> **SOURCE EXCERPT**
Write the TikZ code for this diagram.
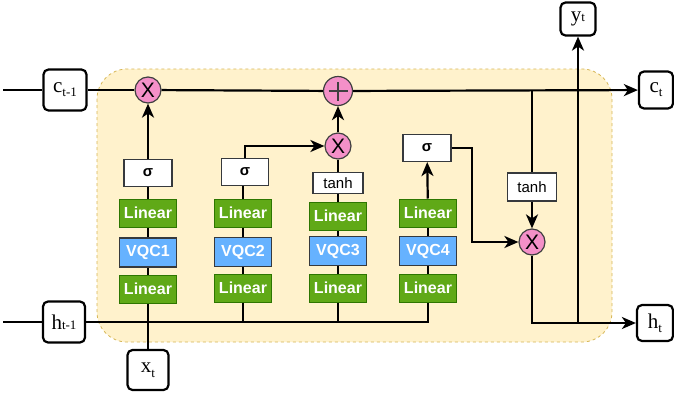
\documentclass[tikz,border=0pt]{standalone}
\usepackage{fontspec}
\setmainfont{Liberation Serif}
\setsansfont{Liberation Sans}
\usetikzlibrary{arrows.meta}
\definecolor{ybg}{HTML}{FFF2CC}
\definecolor{yborder}{HTML}{D6B656}
\definecolor{lgreen}{HTML}{60A917}
\definecolor{lgreenb}{HTML}{2D7600}
\definecolor{vblue}{HTML}{66B2FF}
\definecolor{vblueb}{HTML}{36393D}
\definecolor{pinkop}{HTML}{F490C8}
\newcommand{\lab}[3]{{\fontsize{21}{21}\selectfont #1}\raisebox{#3}{\fontsize{13}{13}\selectfont #2}}
\begin{document}
\begin{tikzpicture}[x=1pt,y=-1pt,
  conn/.style={line width=2.2pt,draw=black},
  arr/.style={conn,-{Stealth[length=14pt,width=12pt,inset=4pt]}},
  io/.style={draw,line width=2.2pt,rounded corners=5pt,fill=white,inner sep=0pt},
  op/.style={circle,draw=black!75,line width=1.2pt,fill=pinkop,inner sep=0pt,minimum size=26pt,font=\sffamily\fontsize{21}{21}\selectfont},
  lin/.style={draw=lgreenb,fill=lgreen,line width=1pt,text=white,font=\sffamily\bfseries\fontsize{16}{16}\selectfont,minimum width=57pt,minimum height=28pt,inner sep=0pt},
  vqc/.style={draw=vblueb,fill=vblue,line width=1.2pt,text=white,font=\sffamily\bfseries\fontsize{16}{16}\selectfont,minimum width=57pt,minimum height=29pt,inner sep=0pt},
  act/.style={draw=vblueb,fill=white,line width=1.2pt,font=\sffamily\fontsize{15}{15}\selectfont,minimum width=48pt,minimum height=27pt,inner sep=0pt}]
\useasboundingbox (0,0) rectangle (674,399);
% cell background
\draw[draw=yborder,fill=ybg,dashed,line width=0.8pt,rounded corners=30pt] (97,69) rectangle (612,342);

% inputs / outputs
\node[io,minimum width=43pt,minimum height=41pt] (cprev) at (65,90) {\lab{c}{t-1}{-4pt}};
\node[io,minimum width=42pt,minimum height=41pt] (hprev) at (64,322) {\lab{h}{t-1}{0pt}};
\node[io,minimum width=41pt,minimum height=40pt] (xt) at (148,370) {\lab{x}{t}{-5pt}};
\node[io,minimum width=35pt,minimum height=33pt] (yt) at (578,19) {\lab{y}{t}{0pt}};
\node[io,minimum width=34pt,minimum height=37pt] (ct) at (656,90) {\lab{c}{t}{-4pt}};
\node[io,minimum width=36pt,minimum height=36pt] (ht) at (655,323) {\lab{h}{t}{-4pt}};

% operators
\node[op] (m1) at (148,90) {X};
\node[op,minimum size=29pt,path picture={
  \draw[line width=2pt] ([xshift=-9.5pt]path picture bounding box.center) -- ([xshift=9.5pt]path picture bounding box.center);
  \draw[line width=2pt] ([yshift=-9.5pt]path picture bounding box.center) -- ([yshift=9.5pt]path picture bounding box.center);}] (plus) at (338,91) {};
\node[op] (m2) at (338,146) {X};
\node[op] (m3) at (532,242) {X};

% column 1
\node[lin] (l1t) at (148,213) {Linear};
\node[vqc] (v1) at (148,252.5) {VQC1};
\node[lin] (l1b) at (148,289) {Linear};
\node[act] (s1) at (148,173) {\textbf{σ}};
% column 2
\node[lin] (l2t) at (243,213) {Linear};
\node[vqc] (v2) at (243,252) {VQC2};
\node[lin] (l2b) at (243,288) {Linear};
\node[act,minimum width=47pt] (s2) at (245,172) {\textbf{σ}};
% column 3
\node[lin] (l3t) at (338,216) {Linear};
\node[vqc] (v3) at (338,251) {VQC3};
\node[lin] (l3b) at (338,288) {Linear};
\node[act,minimum width=50pt,minimum height=21pt] (t3) at (338,183) {tanh};
% column 4
\node[lin] (l4t) at (428,213) {Linear};
\node[vqc] (v4) at (428,251) {VQC4};
\node[lin] (l4b) at (428,288) {Linear};
\node[act] (s4) at (427,148) {\textbf{σ}};
% output tanh
\node[act,minimum width=49pt,minimum height=28pt] (tn) at (532,187) {tanh};

% junction coordinates
\coordinate (cin) at (3,90);
\coordinate (hin) at (3,322);
\coordinate (hcorner) at (428,322);
\coordinate (cj) at (532,90);
\coordinate (yj) at (578,322);
\coordinate (sbend) at (472,148);

% connectors
\draw[conn] (cin) -- (cprev);
\draw[conn] (hin) -- (hprev);
\draw[conn] (cprev) -- (m1);
\draw[conn] (m1) -- (plus);
\draw[arr] (plus) -- (ct);
\draw[conn] (hprev) -- (hcorner) -- (l4b);
\draw[conn] (l2b) -- (l2b |- hcorner);
\draw[conn] (l3b) -- (l3b |- hcorner);
\draw[conn] (xt) -- (l1b);
% column 1
\draw[conn] (l1b) -- (v1);
\draw[conn] (v1) -- (l1t);
\draw[conn] (l1t) -- (s1);
\draw[arr] (s1) -- (m1);
% column 2
\draw[conn] (l2b) -- (v2);
\draw[conn] (v2) -- (l2t);
\draw[conn] (l2t) -- (l2t |- s2.south);
\draw[arr] (s2.north) |- (m2);
% column 3
\draw[conn] (l3b) -- (v3);
\draw[conn] (v3) -- (l3t);
\draw[conn] (l3t) -- (t3);
\draw[conn] (t3) -- (m2);
\draw[arr] (m2) -- (plus);
% column 4
\draw[conn] (l4b) -- (v4);
\draw[conn] (v4) -- (l4t);
\draw[arr] (l4t) -- (s4);
\draw[arr] (s4.east) -- (sbend) |- (m3);
% output
\draw[conn] (cj) -- (tn);
\draw[arr] (tn) -- (m3);
\draw[arr] (m3) |- (ht);
\draw[arr] (yj) -- (yt);
\end{tikzpicture}
\end{document}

> **PROBLEM DETAILS**
Return each line from the material above exactly, but not the pictures.

> **RESPONSE TO THIS EXERCISE**
Write the TikZ code for this diagram.
\documentclass[tikz,border=0pt]{standalone}
\usepackage{fontspec}
\setmainfont{Liberation Serif}
\setsansfont{Liberation Sans}
\usetikzlibrary{arrows.meta}
\definecolor{ybg}{HTML}{FFF2CC}
\definecolor{yborder}{HTML}{D6B656}
\definecolor{lgreen}{HTML}{60A917}
\definecolor{lgreenb}{HTML}{2D7600}
\definecolor{vblue}{HTML}{66B2FF}
\definecolor{vblueb}{HTML}{36393D}
\definecolor{pinkop}{HTML}{F490C8}
\newcommand{\lab}[3]{{\fontsize{21}{21}\selectfont #1}\raisebox{#3}{\fontsize{13}{13}\selectfont #2}}
\begin{document}
\begin{tikzpicture}[x=1pt,y=-1pt,
  conn/.style={line width=2.2pt,draw=black},
  arr/.style={conn,-{Stealth[length=14pt,width=12pt,inset=4pt]}},
  io/.style={draw,line width=2.2pt,rounded corners=5pt,fill=white,inner sep=0pt},
  op/.style={circle,draw=black!75,line width=1.2pt,fill=pinkop,inner sep=0pt,minimum size=26pt,font=\sffamily\fontsize{21}{21}\selectfont},
  lin/.style={draw=lgreenb,fill=lgreen,line width=1pt,text=white,font=\sffamily\bfseries\fontsize{16}{16}\selectfont,minimum width=57pt,minimum height=28pt,inner sep=0pt},
  vqc/.style={draw=vblueb,fill=vblue,line width=1.2pt,text=white,font=\sffamily\bfseries\fontsize{16}{16}\selectfont,minimum width=57pt,minimum height=29pt,inner sep=0pt},
  act/.style={draw=vblueb,fill=white,line width=1.2pt,font=\sffamily\fontsize{15}{15}\selectfont,minimum width=48pt,minimum height=27pt,inner sep=0pt}]
\useasboundingbox (0,0) rectangle (674,399);
% cell background
\draw[draw=yborder,fill=ybg,dashed,line width=0.8pt,rounded corners=30pt] (97,69) rectangle (612,342);

% inputs / outputs
\node[io,minimum width=43pt,minimum height=41pt] (cprev) at (65,90) {\lab{c}{t-1}{-4pt}};
\node[io,minimum width=42pt,minimum height=41pt] (hprev) at (64,322) {\lab{h}{t-1}{0pt}};
\node[io,minimum width=41pt,minimum height=40pt] (xt) at (148,370) {\lab{x}{t}{-5pt}};
\node[io,minimum width=35pt,minimum height=33pt] (yt) at (578,19) {\lab{y}{t}{0pt}};
\node[io,minimum width=34pt,minimum height=37pt] (ct) at (656,90) {\lab{c}{t}{-4pt}};
\node[io,minimum width=36pt,minimum height=36pt] (ht) at (655,323) {\lab{h}{t}{-4pt}};

% operators
\node[op] (m1) at (148,90) {X};
\node[op,minimum size=29pt,path picture={
  \draw[line width=2pt] ([xshift=-9.5pt]path picture bounding box.center) -- ([xshift=9.5pt]path picture bounding box.center);
  \draw[line width=2pt] ([yshift=-9.5pt]path picture bounding box.center) -- ([yshift=9.5pt]path picture bounding box.center);}] (plus) at (338,91) {};
\node[op] (m2) at (338,146) {X};
\node[op] (m3) at (532,242) {X};

% column 1
\node[lin] (l1t) at (148,213) {Linear};
\node[vqc] (v1) at (148,252.5) {VQC1};
\node[lin] (l1b) at (148,289) {Linear};
\node[act] (s1) at (148,173) {\textbf{σ}};
% column 2
\node[lin] (l2t) at (243,213) {Linear};
\node[vqc] (v2) at (243,252) {VQC2};
\node[lin] (l2b) at (243,288) {Linear};
\node[act,minimum width=47pt] (s2) at (245,172) {\textbf{σ}};
% column 3
\node[lin] (l3t) at (338,216) {Linear};
\node[vqc] (v3) at (338,251) {VQC3};
\node[lin] (l3b) at (338,288) {Linear};
\node[act,minimum width=50pt,minimum height=21pt] (t3) at (338,183) {tanh};
% column 4
\node[lin] (l4t) at (428,213) {Linear};
\node[vqc] (v4) at (428,251) {VQC4};
\node[lin] (l4b) at (428,288) {Linear};
\node[act] (s4) at (427,148) {\textbf{σ}};
% output tanh
\node[act,minimum width=49pt,minimum height=28pt] (tn) at (532,187) {tanh};

% junction coordinates
\coordinate (cin) at (3,90);
\coordinate (hin) at (3,322);
\coordinate (hcorner) at (428,322);
\coordinate (cj) at (532,90);
\coordinate (yj) at (578,322);
\coordinate (sbend) at (472,148);

% connectors
\draw[conn] (cin) -- (cprev);
\draw[conn] (hin) -- (hprev);
\draw[conn] (cprev) -- (m1);
\draw[conn] (m1) -- (plus);
\draw[arr] (plus) -- (ct);
\draw[conn] (hprev) -- (hcorner) -- (l4b);
\draw[conn] (l2b) -- (l2b |- hcorner);
\draw[conn] (l3b) -- (l3b |- hcorner);
\draw[conn] (xt) -- (l1b);
% column 1
\draw[conn] (l1b) -- (v1);
\draw[conn] (v1) -- (l1t);
\draw[conn] (l1t) -- (s1);
\draw[arr] (s1) -- (m1);
% column 2
\draw[conn] (l2b) -- (v2);
\draw[conn] (v2) -- (l2t);
\draw[conn] (l2t) -- (l2t |- s2.south);
\draw[arr] (s2.north) |- (m2);
% column 3
\draw[conn] (l3b) -- (v3);
\draw[conn] (v3) -- (l3t);
\draw[conn] (l3t) -- (t3);
\draw[conn] (t3) -- (m2);
\draw[arr] (m2) -- (plus);
% column 4
\draw[conn] (l4b) -- (v4);
\draw[conn] (v4) -- (l4t);
\draw[arr] (l4t) -- (s4);
\draw[arr] (s4.east) -- (sbend) |- (m3);
% output
\draw[conn] (cj) -- (tn);
\draw[arr] (tn) -- (m3);
\draw[arr] (m3) |- (ht);
\draw[arr] (yj) -- (yt);
\end{tikzpicture}
\end{document}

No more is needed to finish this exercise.